I assume that readers will not read this book through as they would a novel (although the charge of fiction in the absence of reliable data is an interesting one, and happy endings are lacking). There is considerable planned repetition of information so that readers who look up a question of interest in the table of contents do not need to scour a set of other related questions in order to receive a reasonable answer.
They know the foreign visitor is discreet and is not a reporter looking for sensational comments. He will not quote, and thus endanger, anyone. In Rangoon (Yangon) or even up-country, one must be cautious in talking with people about the current situation in Myanmar. Often in such conversations there seems to be a type of quiet, almost silent, understanding that there will not be requests for anything mundane or anything explicit. Yet one senses a longing for an optimistic future, some kind words indicating that the outside world understands and has not forgotten those innocents caught in the Myanmar miasma. Often, a tentative question is asked: can you give us some hope? Not a solution, not manna rained down, but the simple feeling that things may get better … sometime.

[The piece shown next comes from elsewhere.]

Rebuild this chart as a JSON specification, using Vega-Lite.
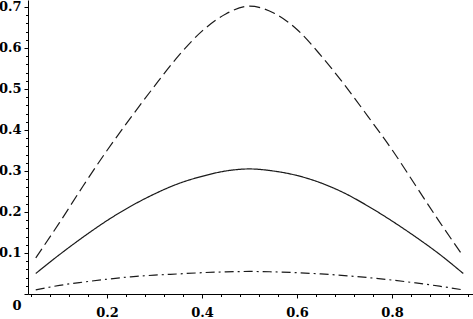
{
  "$schema": "https://vega.github.io/schema/vega-lite/v6.json",
  "width": 445,
  "height": 294,
  "autosize": "none",
  "padding": {"left": 28, "top": 0, "right": 0, "bottom": 25},
  "background": "white",
  "config": {
    "view": {"stroke": null},
    "axis": {"labelFont": "DejaVu Serif", "labelFontSize": 13, "labelFontWeight": "bold", "labelColor": "#000", "domainColor": "#000", "tickColor": "#000", "grid": false, "title": null}
  },
  "data": {
    "values": [
      {"x": 0.05, "y": 0.088, "s": "a"}, {"x": 0.10, "y": 0.174, "s": "a"}, {"x": 0.15, "y": 0.264, "s": "a"}, {"x": 0.20, "y": 0.350, "s": "a"}, {"x": 0.25, "y": 0.430, "s": "a"}, {"x": 0.30, "y": 0.507, "s": "a"}, {"x": 0.35, "y": 0.580, "s": "a"}, {"x": 0.40, "y": 0.641, "s": "a"}, {"x": 0.45, "y": 0.683, "s": "a"}, {"x": 0.50, "y": 0.702, "s": "a"}, {"x": 0.55, "y": 0.686, "s": "a"}, {"x": 0.60, "y": 0.645, "s": "a"}, {"x": 0.65, "y": 0.582, "s": "a"}, {"x": 0.70, "y": 0.510, "s": "a"}, {"x": 0.75, "y": 0.432, "s": "a"}, {"x": 0.80, "y": 0.352, "s": "a"}, {"x": 0.85, "y": 0.264, "s": "a"}, {"x": 0.90, "y": 0.176, "s": "a"}, {"x": 0.95, "y": 0.092, "s": "a"},
      {"x": 0.05, "y": 0.050, "s": "b"}, {"x": 0.10, "y": 0.096, "s": "b"}, {"x": 0.15, "y": 0.139, "s": "b"}, {"x": 0.20, "y": 0.179, "s": "b"}, {"x": 0.25, "y": 0.214, "s": "b"}, {"x": 0.30, "y": 0.244, "s": "b"}, {"x": 0.35, "y": 0.269, "s": "b"}, {"x": 0.40, "y": 0.287, "s": "b"}, {"x": 0.45, "y": 0.300, "s": "b"}, {"x": 0.50, "y": 0.305, "s": "b"}, {"x": 0.55, "y": 0.300, "s": "b"}, {"x": 0.60, "y": 0.289, "s": "b"}, {"x": 0.65, "y": 0.271, "s": "b"}, {"x": 0.70, "y": 0.246, "s": "b"}, {"x": 0.75, "y": 0.214, "s": "b"}, {"x": 0.80, "y": 0.178, "s": "b"}, {"x": 0.85, "y": 0.139, "s": "b"}, {"x": 0.90, "y": 0.097, "s": "b"}, {"x": 0.95, "y": 0.050, "s": "b"},
      {"x": 0.05, "y": 0.010, "s": "c"}, {"x": 0.10, "y": 0.021, "s": "c"}, {"x": 0.15, "y": 0.029, "s": "c"}, {"x": 0.20, "y": 0.036, "s": "c"}, {"x": 0.25, "y": 0.042, "s": "c"}, {"x": 0.30, "y": 0.046, "s": "c"}, {"x": 0.35, "y": 0.049, "s": "c"}, {"x": 0.40, "y": 0.052, "s": "c"}, {"x": 0.45, "y": 0.054, "s": "c"}, {"x": 0.50, "y": 0.055, "s": "c"}, {"x": 0.55, "y": 0.054, "s": "c"}, {"x": 0.60, "y": 0.052, "s": "c"}, {"x": 0.65, "y": 0.049, "s": "c"}, {"x": 0.70, "y": 0.045, "s": "c"}, {"x": 0.75, "y": 0.040, "s": "c"}, {"x": 0.80, "y": 0.034, "s": "c"}, {"x": 0.85, "y": 0.027, "s": "c"}, {"x": 0.90, "y": 0.019, "s": "c"}, {"x": 0.95, "y": 0.010, "s": "c"}
    ]
  },
  "mark": {"type": "line", "color": "#1a1a1a", "strokeWidth": 1.2, "clip": false, "interpolate": "monotone"},
  "encoding": {
    "x": {
      "field": "x", "type": "quantitative",
      "scale": {"domain": [0.0337, 0.9705], "nice": false, "zero": false},
      "axis": {
        "values": [0.04, 0.08, 0.12, 0.16, 0.2, 0.24, 0.28, 0.32, 0.36, 0.4, 0.44, 0.48, 0.52, 0.56, 0.6, 0.64, 0.68, 0.72, 0.76, 0.8, 0.84, 0.88, 0.92, 0.96],
        "labelExpr": "abs(datum.value*5 - round(datum.value*5)) < 1e-6 ? format(datum.value, '.1f') : ''",
        "tickSize": {"condition": {"test": "abs(datum.value*5 - round(datum.value*5)) < 1e-6", "value": 4}, "value": 2.5},
        "labelPadding": 8,
        "labelFlush": false,
        "labelOverlap": false
      }
    },
    "y": {
      "field": "y", "type": "quantitative",
      "scale": {"domain": [0, 0.717], "nice": false},
      "axis": {
        "values": [0, 0.02, 0.04, 0.06, 0.08, 0.1, 0.12, 0.14, 0.16, 0.18, 0.2, 0.22, 0.24, 0.26, 0.28, 0.3, 0.32, 0.34, 0.36, 0.38, 0.4, 0.42, 0.44, 0.46, 0.48, 0.5, 0.52, 0.54, 0.56, 0.58, 0.6, 0.62, 0.64, 0.66, 0.68, 0.7],
        "labelExpr": "datum.value == 0 ? '0' : (abs(datum.value*10 - round(datum.value*10)) < 1e-6 ? format(datum.value, '.1f') : '')",
        "tickSize": {"condition": {"test": "abs(datum.value*10 - round(datum.value*10)) < 1e-6", "value": 4}, "value": 2.5},
        "labelOffset": {"condition": {"test": "datum.value == 0", "value": 11}, "value": 0},
        "labelPadding": 3,
        "labelFlush": false,
        "labelOverlap": false
      }
    },
    "strokeDash": {
      "field": "s", "type": "nominal",
      "scale": {"domain": ["a", "b", "c"], "range": [[11, 5], [1, 0], [9, 4, 2, 4]]},
      "legend": null
    }
  }
}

It is sad and also embarrassing to admit honestly that one cannot offer an early way out of the present set of crises. Humanitarian assistance should be provided for the neediest, of course, but this is not a solution. It is only an amelioration, no matter how badly it is needed for those endangered. Advocating that people rise up to the barricades—asking others to expose themselves and their families to harm when, as a foreigner, one is physically removed—is morally unacceptable and in any event foreign involvement would undermine the legitimacy of the cause in which they believe. On the other hand, exhorting isolation exacerbates the very issues one
would like to overcome, and plunging in with support to the regime retards positive change. Even external analyses have had little immediate effect.

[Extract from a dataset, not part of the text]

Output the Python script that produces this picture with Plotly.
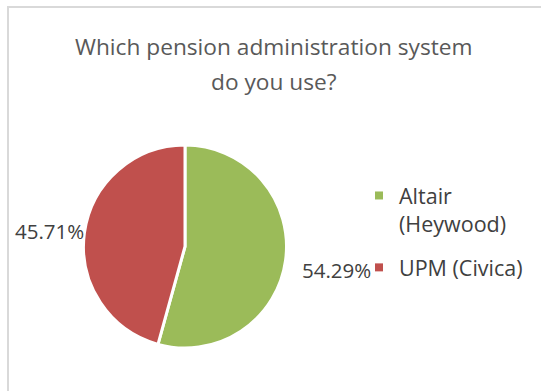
import plotly.graph_objects as go

# Survey answers: share of respondents per administration system
systems = ["Altair<br>(Heywood)", "UPM (Civica)"]
shares = [54.29, 45.71]
colors = ["#9BBB59", "#C0504D"]

title_lines = ["Which pension administration system", "do you use?"]

W, H = 541, 391
FONT = "'Open Sans', Lato, sans-serif"


def px(x):
    return x / W


def py(y):
    return (H - y) / H


fig = go.Figure(
    go.Pie(
        labels=systems,
        values=shares,
        sort=False,
        direction="clockwise",
        rotation=0,
        marker=dict(colors=colors, line=dict(color="white", width=3)),
        textinfo="none",
        domain=dict(x=[px(83), px(287)], y=[py(348), py(145)]),
        hoverinfo="label+percent",
        showlegend=False,
    )
)

# legend keys: small square swatches, one group per system so the gap can be set
for i, (name, col) in enumerate(zip(systems, colors)):
    fig.add_trace(
        go.Scatter(
            x=[None],
            y=[None],
            mode="markers",
            name=name,
            legendgroup=f"g{i}",
            marker=dict(symbol="square", size=8, color=col),
            hoverinfo="skip",
        )
    )

# value labels placed beside their slices
label_pos = [(336, 270), (49, 231)]
annotations = [
    dict(
        text=f"{v:.2f}%",
        x=px(xp),
        y=py(yp),
        xref="paper",
        yref="paper",
        xanchor="center",
        yanchor="middle",
        showarrow=False,
        font=dict(family=FONT, size=20.5, color="#404040"),
    )
    for v, (xp, yp) in zip(shares, label_pos)
]
# two-line chart title
for line, yp in zip(title_lines, [47, 81]):
    annotations.append(
        dict(
            text=line,
            x=px(274),
            y=py(yp),
            xref="paper",
            yref="paper",
            xanchor="center",
            yanchor="middle",
            showarrow=False,
            font=dict(family=FONT, size=22.7, color="#595959"),
        )
    )

fig.update_layout(
    width=W,
    height=H,
    margin=dict(l=0, r=0, t=0, b=0),
    paper_bgcolor="white",
    plot_bgcolor="white",
    xaxis=dict(visible=False),
    yaxis=dict(visible=False),
    showlegend=True,
    legend=dict(
        x=px(359),
        y=py(175),
        xanchor="left",
        yanchor="top",
        valign="top",
        font=dict(family=FONT, size=21.5, color="#404040"),
        itemwidth=30,
        tracegroupgap=13,
    ),
    annotations=annotations,
    shapes=[
        # chart frame, running past the right and bottom edges
        dict(
            type="rect",
            xref="paper",
            yref="paper",
            x0=px(8),
            x1=1.05,
            y0=-0.05,
            y1=py(7),
            line=dict(color="#D9D9D9", width=2),
            fillcolor="rgba(0,0,0,0)",
        )
    ],
)

fig.write_html("out.html")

That change will come—is coming—seems evident. In less than a year a “Saffron Revolution” (that was neither saffron in color nor a revolution in politics, but so named analogous to other “colored” demonstrations elsewhere) started and was destroyed; a new but flawed constitution was approved in a pseudo-referendum; the greatest natural disaster ever to befall Burma/Myanmar in historic times occurred; and elections are in the offing. This is certainly not progress, but the forces that will be unleashed, including an invigorated civil society, and their effects will move Myanmar, perhaps in unknown ways, and will affect international relations and attitudes.
But whatever progress is made will be by the Burmese peoples themselves in a manner that is acceptable to them, rather than externally imposed. Foreign formulae, even when they may be well intentioned, are largely extraneous. The unique history of Burma/Myanmar, as outlined in this short volume, calls for unique solutions to rather common international problems that many states share, although those in Myanmar are exacerbated. The facts connected with these crises may be soundly articulated abroad, their historical antecedents evident, but solutions will come from within. Years ago, when something was to be done, the cry was, “Do it
bama-lo
,” in the Burmese manner. The government surely would approve of the sentiment much as they would disapprove of the language, decreeing that what was needed must be done “
Myanmar-lo
,” in the Myanmar manner.
Either way, the outside world can sympathize with the plight of the peoples, can provide some emergency humanitarian assistance, can attempt to convince the authorities of the need for progress and humanity, can reiterate and call for adherence to the kingly governmental virtues of the Buddhist canon, and can invoke the Buddhist concept that change is inevitable.
Within that construct, the external world can educate itself to the complexities that are Burma/Myanmar and some possible avenues for alleviating its problems. So when the time comes, as it surely will, outside communities will be able to appreciate the nuanced issues and step forward with the sensitivity necessary to help intelligently, in contrast to many less effective responses of the past. We on the periphery should minimally follow the physicians’ code: do no harm.
This volume is a small effort in that direction.
BURMA/MYANMAR
WHAT EVERYONE NEEDS TO KNOW
Burma/Myanmar is, after North Korea, probably the most obscure and obscured state in the contemporary world. It seems to appear on the world stage only in moments of crisis, but its problems are both enduring and tragic. Its future influence will be significant. Its strategic importance, natural resources, size, location, potential, and even its attempts to encourage tourism and foreign investment should have made it better known, but Westerners are only vaguely aware of it. It is on many powers’ policy agendas, yet never in the top tier. It has been called in the United States a “boutique issue.” Concerns over its autocratic military government and the plight of its peoples are widespread, yet there is no international consensus on how to approach and relate to Myanmar. Indeed, there are stark differences. This modest volume attempts to explain the reasons the world should be interested in that state and the many, often subtle factors that have positively or negatively affected both its internal affairs and foreign responses to them. Rudyard Kipling presciently wrote, “This is Burma, and it will be quite unlike any land you know about.”
Burma is an anomaly. There are probably more people today outside that state who know the name of one famous Burmese
than who know the new name of the country in which she lives, even though they may not be able to pronounce either correctly. The continuing house arrest of Nobel Peace Prize laureate Aung San Suu Kyi in Myanmar, formerly known as Burma, has generated both concern and admiration for her throughout the world. For many abroad, she has come to personify the Burmese crisis: its need, so long delayed, for human rights, democracy, and economic development. Concern for her is compounded by perceptions of her vulnerability and protection for her safety.